화학공학소재연구정보센터
Chemical Engineering Research & Design, Vol.80, No.1, 31-44, 2002
A mixing-based design methodology for continuous oscillatory flow reactors
Oscillatory flow reactors (OFR) have been actively developed over the last fifteen years at a number of UK universities, including the department of Chemical Engineering, University of Cambridge. OFRs exploit the uniform and efficient vortex mixing that can be achieved when an oscillatory fluid motion interacts with orifice plate baffles in a tube. One particularly advantageous application area that has been investigated is for performing 'long' (usually over 10 minutes) reactions in configurations which are substantially more compact than batch reactors, and which have substantially smaller length to diameter ratios than conventional tubular reactors. The development of OFRs is at a stage where laboratory and pilot scale feasibility is proven, but where no design methodology exists to implement the OFR on a production scale. In this paper, one such methodology is presented, based on research done over the last four years to develop specific applications for OFRs. The design method is based on a shell-and-tube configuration, whereby a series of standard tube diameters are chosen, and the tube-side steady flow (throughput) and oscillatory mixing conditions are chosen to ensure optimal mixing conditions. The scale-up principle is one of maintaining the same geometric ratios as laboratory scale devices, and ensuring similar values for the oscillatory and net flow Reynolds numbers.

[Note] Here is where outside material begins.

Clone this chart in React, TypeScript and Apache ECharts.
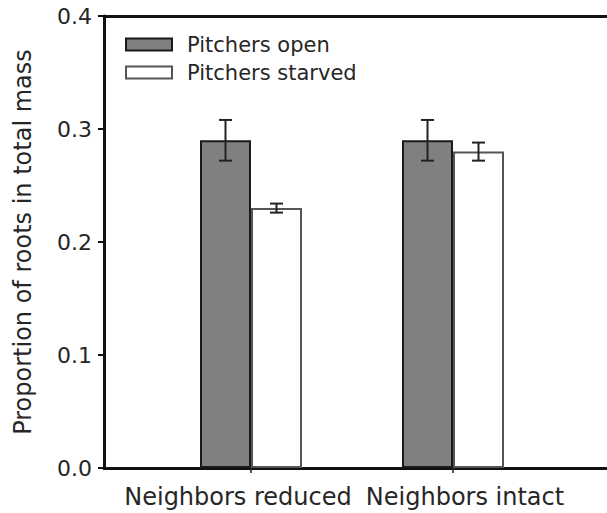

Following this protocol should ensure an optimal design, with a near plug flow RTD, efficient heat and mass transfer, effective dispersion (in multi-phase systems) and minimization of power dissipation. Once these criteria have been applied, the reactor is sized on the basis of required residence time, which then fixes the maximum throughput and length for each tube diameter. A choice is then made for the final configuration, based on the throughput requirement, the criteria mentioned above and practical considerations. This method is applied to two industrial case studies, and details are given of feasible designs for full-scale reactors using information front pilot studies already performed.